The funny thing is... I'm about to go to the store to buy WD-40 and condoms... That's it.
And before you ask they are unrelated purchases.
hahah your definitly as dumb as I think I thought you are. boom roasted.
I woke up on the steps beside a plate of spaghetti and a toilet paper roll ripped in half. And i actually think this day is gonna get better.
I just sat in the Taco Bell drive-thru waiting for a trash can to take my order. Yes, that high.
He yelled out my full name in bed...I felt like I was being scolded.
Apparently I was the fucked up drunk guy greeting people at the hotel in the lobby last night.
I think he offered to cook me dinner or cook me for dinner. Not really sure. Just smiled and nodded.
Yepp, I had to be the one to explain that the girl who was slapping people in the face with a dildo was my drunk girlfriend.

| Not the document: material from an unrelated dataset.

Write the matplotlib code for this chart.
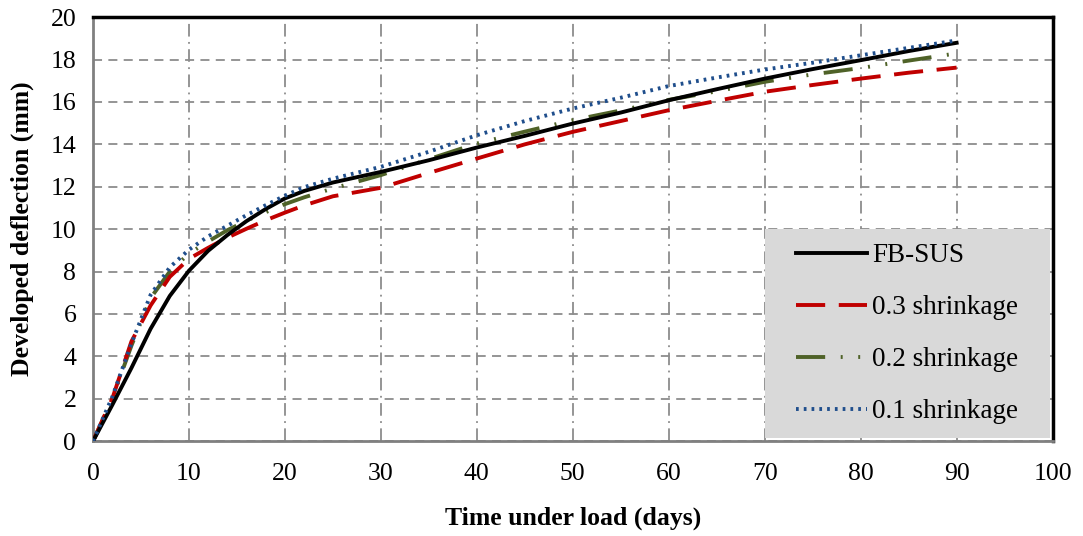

lesson learned.. dressing up like a naughty teacher doesn't mean you can get away with spanking a cop with a ruler for being "fresh" with you
I just saw a stripper light her nipples on fire. Im terrified and impressed all at the same time
I used to think not drinking while I was pregnant was not gonna be a problem, but I now I'm like shit that's a long time
Dude I'm at a Marijuana dispensary party. They are giving away BAGS of edibles
How do you keep ending up in these situations?
My dad is their accountant
He fucked me while wearing his night time breathing machine mask. Does this mean I joined the dark side and he is Darth Vader?
I just bought a mini nerf gun so he could make a bowl out of it, I deserve the fuck buddy of the year award!
I was trying to get nudes from last night and ended up getting a family portrait!